I have a task:
Let the function f be infinitely differentiable on $\Bbb{R}$, and the sequence $\{f^{(n)}(x)\}$ converges uniformly to $\phi(x)$ on every finite interval $(a, b)$. Prove that $\phi(x)=Ce^x$, where $C$ is a constant.
Her are my thoughts: according to the Weierstrass' theorem, we can represent $f(x)$ as a power series. Then we can look at its n-th derivatives.
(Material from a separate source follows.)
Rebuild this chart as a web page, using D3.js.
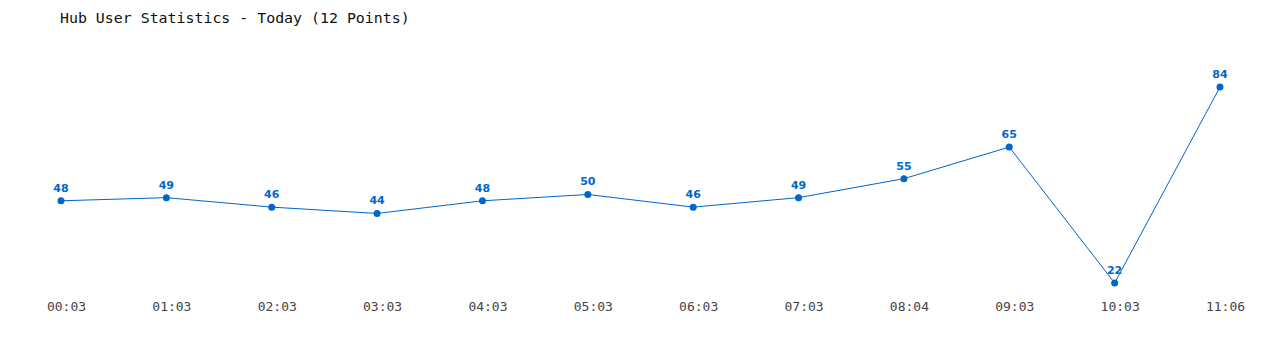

After that somehow we can observe that it looks just like the Taylor series of an exponential function.
Let $(a_n)=\Bigl(f^{(n)}(x)\Bigl)$, so $\lim (a_n)=\lim \Bigl(f^{(n)}(x)\Bigl)=\phi(x)$. Then, $\phi'(x)={d\over dx}\lim \Bigl(f^{(n)}(x)\Bigl)\\=\lim_{h\to0}{\lim(f^{(n)}(x+h))-lim(f^{(n)}(x))\over h}=\lim_{h\to0}\lim({f^{(n)}(x+h)-f^{(n)}(x)\over h})\\=\lim\Bigl(f^{(n+1)}(x)\Bigl)=\lim(a_{n+1})$.
But if the limit exists, $\lim(a_n)=\lim(a_{n+1})$, so $\phi(x)=\lim (a_n)=\lim (a_{n+1})=\phi'(x)$. This can be solved using separation of variables to get $\phi(x)=Ce^x$.